Of all the lines in these entries, how many contain the string "with"? Give only that count.
+++ Input rows
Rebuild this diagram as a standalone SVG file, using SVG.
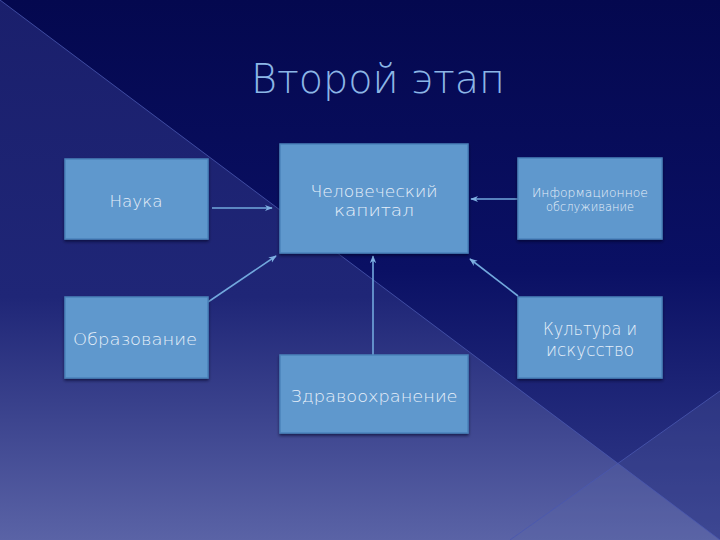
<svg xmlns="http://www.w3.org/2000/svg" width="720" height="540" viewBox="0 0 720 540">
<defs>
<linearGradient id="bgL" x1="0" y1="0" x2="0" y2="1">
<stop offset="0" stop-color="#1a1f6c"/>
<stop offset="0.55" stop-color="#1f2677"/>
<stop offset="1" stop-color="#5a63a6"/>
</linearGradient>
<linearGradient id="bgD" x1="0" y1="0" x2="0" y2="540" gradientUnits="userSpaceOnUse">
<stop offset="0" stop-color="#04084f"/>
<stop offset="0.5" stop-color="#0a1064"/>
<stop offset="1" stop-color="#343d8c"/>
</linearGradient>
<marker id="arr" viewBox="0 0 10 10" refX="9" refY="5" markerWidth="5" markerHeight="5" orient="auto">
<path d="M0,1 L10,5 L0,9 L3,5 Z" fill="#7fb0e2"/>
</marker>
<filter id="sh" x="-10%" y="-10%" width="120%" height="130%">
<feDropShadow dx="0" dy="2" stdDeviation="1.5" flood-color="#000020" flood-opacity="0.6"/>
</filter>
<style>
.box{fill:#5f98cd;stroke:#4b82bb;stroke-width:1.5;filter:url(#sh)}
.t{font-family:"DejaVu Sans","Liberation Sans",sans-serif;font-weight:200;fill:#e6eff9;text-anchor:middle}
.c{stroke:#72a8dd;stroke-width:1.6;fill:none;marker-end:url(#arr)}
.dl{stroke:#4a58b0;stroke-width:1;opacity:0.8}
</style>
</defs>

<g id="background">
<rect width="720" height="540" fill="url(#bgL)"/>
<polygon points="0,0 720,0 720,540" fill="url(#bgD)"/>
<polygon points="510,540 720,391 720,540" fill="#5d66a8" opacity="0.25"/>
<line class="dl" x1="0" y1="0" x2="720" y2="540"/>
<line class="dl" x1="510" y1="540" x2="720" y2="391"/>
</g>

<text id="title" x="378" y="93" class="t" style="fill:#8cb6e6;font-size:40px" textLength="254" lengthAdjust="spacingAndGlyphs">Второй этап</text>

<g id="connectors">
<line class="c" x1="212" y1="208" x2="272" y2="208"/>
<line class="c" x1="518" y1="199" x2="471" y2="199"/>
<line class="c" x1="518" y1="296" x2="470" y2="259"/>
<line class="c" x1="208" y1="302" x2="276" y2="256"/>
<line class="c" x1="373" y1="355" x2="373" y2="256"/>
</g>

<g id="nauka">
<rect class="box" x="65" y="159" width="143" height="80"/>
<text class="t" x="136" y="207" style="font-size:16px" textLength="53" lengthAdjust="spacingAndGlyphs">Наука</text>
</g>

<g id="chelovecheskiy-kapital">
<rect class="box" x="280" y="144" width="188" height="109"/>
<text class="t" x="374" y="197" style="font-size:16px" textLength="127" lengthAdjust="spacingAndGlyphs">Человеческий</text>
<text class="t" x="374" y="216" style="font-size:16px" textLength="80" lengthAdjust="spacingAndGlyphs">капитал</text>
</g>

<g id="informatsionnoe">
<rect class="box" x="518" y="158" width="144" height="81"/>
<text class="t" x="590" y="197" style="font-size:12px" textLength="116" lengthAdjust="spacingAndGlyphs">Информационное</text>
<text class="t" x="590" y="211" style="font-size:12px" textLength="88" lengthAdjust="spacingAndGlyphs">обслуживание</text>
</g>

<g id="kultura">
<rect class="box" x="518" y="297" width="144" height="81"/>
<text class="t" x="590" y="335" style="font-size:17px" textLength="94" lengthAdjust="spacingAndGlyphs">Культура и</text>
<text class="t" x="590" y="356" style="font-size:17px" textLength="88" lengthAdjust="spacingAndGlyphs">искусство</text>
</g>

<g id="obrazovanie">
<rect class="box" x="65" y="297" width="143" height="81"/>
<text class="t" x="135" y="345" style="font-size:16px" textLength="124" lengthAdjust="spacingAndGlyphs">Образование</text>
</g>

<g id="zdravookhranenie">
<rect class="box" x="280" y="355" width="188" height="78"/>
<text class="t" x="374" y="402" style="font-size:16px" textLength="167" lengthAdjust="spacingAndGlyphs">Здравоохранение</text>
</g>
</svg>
++++++
+++ Input rows
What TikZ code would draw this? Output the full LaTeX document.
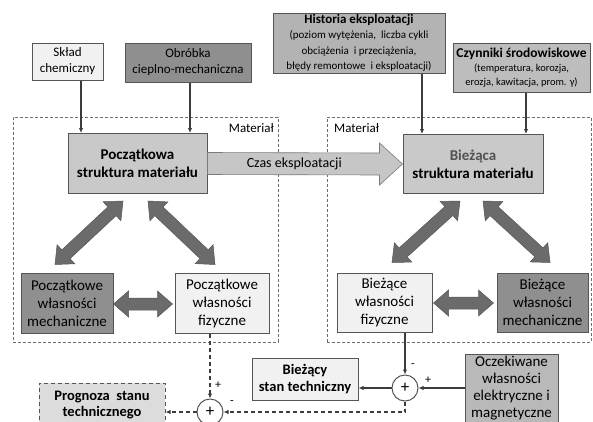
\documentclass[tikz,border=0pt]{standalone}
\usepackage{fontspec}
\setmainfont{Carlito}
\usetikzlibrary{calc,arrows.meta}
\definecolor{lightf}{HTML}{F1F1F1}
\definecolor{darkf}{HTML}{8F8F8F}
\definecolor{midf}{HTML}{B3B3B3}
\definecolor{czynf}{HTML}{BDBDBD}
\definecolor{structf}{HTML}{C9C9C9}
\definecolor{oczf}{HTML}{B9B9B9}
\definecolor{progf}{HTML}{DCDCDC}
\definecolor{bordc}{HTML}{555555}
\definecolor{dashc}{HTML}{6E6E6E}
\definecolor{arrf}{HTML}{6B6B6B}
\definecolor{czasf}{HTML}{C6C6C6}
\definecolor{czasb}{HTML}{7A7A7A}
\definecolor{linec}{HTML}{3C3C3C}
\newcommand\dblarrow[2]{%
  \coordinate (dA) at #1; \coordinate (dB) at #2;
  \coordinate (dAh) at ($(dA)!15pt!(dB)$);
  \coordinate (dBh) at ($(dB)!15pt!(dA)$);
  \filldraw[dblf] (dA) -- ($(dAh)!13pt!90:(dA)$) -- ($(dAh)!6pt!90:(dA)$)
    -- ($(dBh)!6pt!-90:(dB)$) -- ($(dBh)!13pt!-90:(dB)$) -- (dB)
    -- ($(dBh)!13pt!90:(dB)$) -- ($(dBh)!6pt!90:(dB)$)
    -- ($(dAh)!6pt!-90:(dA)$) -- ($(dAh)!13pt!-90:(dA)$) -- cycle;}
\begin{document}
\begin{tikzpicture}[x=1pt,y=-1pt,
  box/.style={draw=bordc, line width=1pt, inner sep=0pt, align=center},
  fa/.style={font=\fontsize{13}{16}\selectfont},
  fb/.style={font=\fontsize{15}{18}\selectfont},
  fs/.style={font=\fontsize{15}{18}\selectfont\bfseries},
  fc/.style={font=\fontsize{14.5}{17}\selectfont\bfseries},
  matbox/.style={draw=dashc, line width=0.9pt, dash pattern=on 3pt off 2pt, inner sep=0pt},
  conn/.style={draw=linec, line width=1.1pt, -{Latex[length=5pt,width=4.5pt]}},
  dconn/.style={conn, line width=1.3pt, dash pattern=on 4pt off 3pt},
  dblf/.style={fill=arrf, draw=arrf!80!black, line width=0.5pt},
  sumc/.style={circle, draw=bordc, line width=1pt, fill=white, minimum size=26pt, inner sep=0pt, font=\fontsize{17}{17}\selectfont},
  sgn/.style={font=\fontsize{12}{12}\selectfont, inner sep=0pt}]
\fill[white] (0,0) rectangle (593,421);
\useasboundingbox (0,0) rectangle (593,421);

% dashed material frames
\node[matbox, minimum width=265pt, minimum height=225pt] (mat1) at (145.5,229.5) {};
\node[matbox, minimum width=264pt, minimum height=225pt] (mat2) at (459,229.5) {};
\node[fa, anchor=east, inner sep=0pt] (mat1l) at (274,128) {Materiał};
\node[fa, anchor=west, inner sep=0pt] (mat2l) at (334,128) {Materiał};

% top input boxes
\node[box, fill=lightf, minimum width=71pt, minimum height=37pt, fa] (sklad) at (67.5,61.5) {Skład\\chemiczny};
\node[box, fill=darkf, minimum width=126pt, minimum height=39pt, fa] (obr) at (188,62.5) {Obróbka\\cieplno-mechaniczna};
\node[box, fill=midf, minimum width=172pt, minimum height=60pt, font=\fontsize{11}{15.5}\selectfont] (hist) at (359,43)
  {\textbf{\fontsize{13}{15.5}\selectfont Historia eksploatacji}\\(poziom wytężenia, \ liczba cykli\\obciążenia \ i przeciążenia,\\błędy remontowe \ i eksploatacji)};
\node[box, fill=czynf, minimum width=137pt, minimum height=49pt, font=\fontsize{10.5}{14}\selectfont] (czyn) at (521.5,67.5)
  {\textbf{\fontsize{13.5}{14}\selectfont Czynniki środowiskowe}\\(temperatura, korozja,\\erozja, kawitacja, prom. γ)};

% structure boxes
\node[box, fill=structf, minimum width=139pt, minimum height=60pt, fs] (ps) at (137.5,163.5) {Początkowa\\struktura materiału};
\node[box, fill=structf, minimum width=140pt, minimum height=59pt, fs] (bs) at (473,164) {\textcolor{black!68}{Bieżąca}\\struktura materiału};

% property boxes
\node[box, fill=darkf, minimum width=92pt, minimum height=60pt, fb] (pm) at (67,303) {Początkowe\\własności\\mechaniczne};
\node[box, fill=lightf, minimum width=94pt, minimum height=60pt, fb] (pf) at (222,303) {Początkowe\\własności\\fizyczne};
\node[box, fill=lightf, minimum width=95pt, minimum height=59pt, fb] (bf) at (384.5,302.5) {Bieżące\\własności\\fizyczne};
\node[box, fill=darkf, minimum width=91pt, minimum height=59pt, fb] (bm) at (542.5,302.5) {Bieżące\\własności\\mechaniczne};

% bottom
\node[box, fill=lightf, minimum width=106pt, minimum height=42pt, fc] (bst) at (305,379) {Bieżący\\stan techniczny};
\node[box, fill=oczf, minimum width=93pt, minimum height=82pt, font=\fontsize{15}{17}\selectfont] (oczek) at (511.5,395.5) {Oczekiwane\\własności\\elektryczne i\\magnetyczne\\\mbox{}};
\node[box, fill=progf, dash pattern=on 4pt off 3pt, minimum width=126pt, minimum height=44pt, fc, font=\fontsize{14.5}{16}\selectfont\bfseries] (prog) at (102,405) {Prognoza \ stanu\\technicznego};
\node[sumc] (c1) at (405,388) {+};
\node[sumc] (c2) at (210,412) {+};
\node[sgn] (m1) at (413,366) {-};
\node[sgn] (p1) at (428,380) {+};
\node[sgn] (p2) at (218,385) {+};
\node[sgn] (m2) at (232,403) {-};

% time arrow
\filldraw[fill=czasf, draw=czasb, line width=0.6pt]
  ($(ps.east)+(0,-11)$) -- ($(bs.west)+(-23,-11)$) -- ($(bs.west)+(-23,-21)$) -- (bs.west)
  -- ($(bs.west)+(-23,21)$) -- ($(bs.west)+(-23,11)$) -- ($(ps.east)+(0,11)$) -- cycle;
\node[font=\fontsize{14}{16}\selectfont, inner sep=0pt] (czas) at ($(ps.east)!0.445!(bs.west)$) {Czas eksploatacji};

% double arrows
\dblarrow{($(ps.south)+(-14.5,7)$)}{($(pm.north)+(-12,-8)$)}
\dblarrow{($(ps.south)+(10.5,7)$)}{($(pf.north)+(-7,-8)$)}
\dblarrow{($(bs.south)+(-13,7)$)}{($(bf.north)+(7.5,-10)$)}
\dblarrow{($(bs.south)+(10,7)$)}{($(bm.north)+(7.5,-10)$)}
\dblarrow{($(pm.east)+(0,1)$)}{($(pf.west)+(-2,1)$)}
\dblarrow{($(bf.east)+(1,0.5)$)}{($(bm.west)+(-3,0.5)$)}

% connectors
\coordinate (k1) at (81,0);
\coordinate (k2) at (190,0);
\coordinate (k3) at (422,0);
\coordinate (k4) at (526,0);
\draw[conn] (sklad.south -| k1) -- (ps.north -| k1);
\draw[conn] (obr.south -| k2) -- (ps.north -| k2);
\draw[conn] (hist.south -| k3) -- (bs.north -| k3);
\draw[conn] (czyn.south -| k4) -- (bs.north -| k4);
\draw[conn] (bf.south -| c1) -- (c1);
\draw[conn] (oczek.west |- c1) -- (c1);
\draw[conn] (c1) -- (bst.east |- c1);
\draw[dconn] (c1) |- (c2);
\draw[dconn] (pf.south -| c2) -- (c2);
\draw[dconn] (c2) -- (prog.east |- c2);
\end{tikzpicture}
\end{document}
++++++
+++ Input rows
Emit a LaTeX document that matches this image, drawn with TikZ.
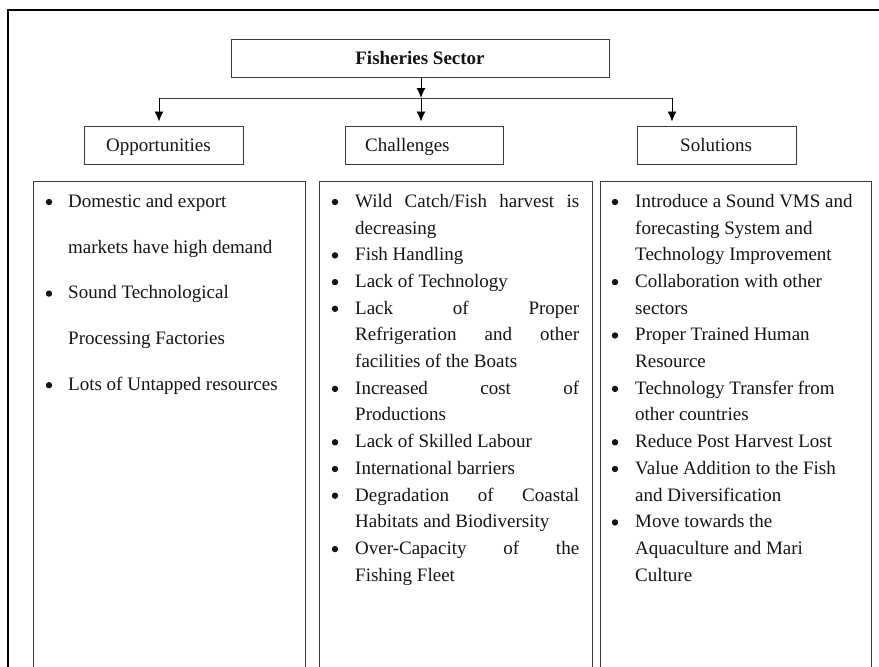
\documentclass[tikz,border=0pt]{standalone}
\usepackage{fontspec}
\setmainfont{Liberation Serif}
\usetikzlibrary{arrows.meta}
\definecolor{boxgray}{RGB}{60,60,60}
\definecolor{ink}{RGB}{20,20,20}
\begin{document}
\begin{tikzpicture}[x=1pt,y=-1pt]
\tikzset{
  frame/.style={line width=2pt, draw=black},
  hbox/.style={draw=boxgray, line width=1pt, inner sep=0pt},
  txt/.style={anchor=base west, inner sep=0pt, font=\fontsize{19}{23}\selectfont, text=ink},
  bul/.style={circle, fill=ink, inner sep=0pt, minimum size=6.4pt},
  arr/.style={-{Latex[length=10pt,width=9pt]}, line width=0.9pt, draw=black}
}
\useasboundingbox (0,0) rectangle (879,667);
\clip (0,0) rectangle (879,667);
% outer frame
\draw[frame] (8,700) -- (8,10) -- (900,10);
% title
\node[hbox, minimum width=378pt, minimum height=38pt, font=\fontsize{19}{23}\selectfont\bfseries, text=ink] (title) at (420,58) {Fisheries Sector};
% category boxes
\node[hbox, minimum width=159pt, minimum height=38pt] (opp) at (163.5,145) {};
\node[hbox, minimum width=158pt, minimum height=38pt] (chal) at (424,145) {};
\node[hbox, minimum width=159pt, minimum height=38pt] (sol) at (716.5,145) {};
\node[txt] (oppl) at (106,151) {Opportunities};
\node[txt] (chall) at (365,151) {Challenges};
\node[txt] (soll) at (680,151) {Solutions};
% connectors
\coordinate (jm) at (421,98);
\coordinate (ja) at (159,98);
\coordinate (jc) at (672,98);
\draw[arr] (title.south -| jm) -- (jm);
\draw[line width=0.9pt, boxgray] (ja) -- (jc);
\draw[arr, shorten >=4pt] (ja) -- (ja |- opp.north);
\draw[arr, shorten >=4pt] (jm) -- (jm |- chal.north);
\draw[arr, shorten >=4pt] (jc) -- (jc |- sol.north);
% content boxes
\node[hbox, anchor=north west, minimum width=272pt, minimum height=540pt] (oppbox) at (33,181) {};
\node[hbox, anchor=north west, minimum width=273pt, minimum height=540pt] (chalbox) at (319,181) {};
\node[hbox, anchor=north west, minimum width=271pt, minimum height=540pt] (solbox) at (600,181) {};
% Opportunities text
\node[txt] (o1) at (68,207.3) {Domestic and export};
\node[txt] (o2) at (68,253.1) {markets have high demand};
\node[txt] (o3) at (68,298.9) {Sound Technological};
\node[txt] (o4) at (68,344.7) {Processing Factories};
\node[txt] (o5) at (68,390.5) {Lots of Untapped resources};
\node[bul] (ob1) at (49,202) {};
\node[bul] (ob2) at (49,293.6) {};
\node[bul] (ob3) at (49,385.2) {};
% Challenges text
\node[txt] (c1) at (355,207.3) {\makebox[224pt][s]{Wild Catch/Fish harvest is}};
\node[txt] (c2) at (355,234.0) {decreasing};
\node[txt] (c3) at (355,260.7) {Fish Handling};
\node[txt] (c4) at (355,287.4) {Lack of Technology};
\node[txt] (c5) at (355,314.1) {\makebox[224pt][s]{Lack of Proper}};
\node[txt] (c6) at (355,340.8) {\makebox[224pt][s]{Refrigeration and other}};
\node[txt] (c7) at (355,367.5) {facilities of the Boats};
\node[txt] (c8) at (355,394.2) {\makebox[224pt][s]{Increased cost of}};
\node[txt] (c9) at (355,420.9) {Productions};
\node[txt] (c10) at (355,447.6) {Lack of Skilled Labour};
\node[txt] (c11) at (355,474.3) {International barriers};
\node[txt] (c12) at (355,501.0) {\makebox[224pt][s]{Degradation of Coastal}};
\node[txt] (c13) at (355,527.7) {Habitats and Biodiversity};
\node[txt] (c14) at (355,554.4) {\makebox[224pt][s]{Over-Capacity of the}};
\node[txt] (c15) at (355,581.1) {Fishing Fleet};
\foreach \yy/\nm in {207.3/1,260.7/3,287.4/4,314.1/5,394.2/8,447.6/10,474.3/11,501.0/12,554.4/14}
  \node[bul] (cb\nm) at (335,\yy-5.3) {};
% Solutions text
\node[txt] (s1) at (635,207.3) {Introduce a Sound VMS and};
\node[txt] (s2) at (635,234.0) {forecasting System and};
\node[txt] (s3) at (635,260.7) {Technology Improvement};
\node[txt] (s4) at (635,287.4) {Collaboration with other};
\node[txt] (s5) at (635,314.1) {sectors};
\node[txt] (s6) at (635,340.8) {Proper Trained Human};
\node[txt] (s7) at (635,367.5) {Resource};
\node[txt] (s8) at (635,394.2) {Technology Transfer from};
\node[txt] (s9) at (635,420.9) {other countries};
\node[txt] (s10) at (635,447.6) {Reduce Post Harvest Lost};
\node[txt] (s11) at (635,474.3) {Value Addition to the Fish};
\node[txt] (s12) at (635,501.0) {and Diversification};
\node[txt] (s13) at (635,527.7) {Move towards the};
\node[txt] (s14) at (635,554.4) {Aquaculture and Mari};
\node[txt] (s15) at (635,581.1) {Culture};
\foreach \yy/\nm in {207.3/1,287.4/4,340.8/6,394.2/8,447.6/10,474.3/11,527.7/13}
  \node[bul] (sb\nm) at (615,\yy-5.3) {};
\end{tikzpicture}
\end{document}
++++++
Answer:
2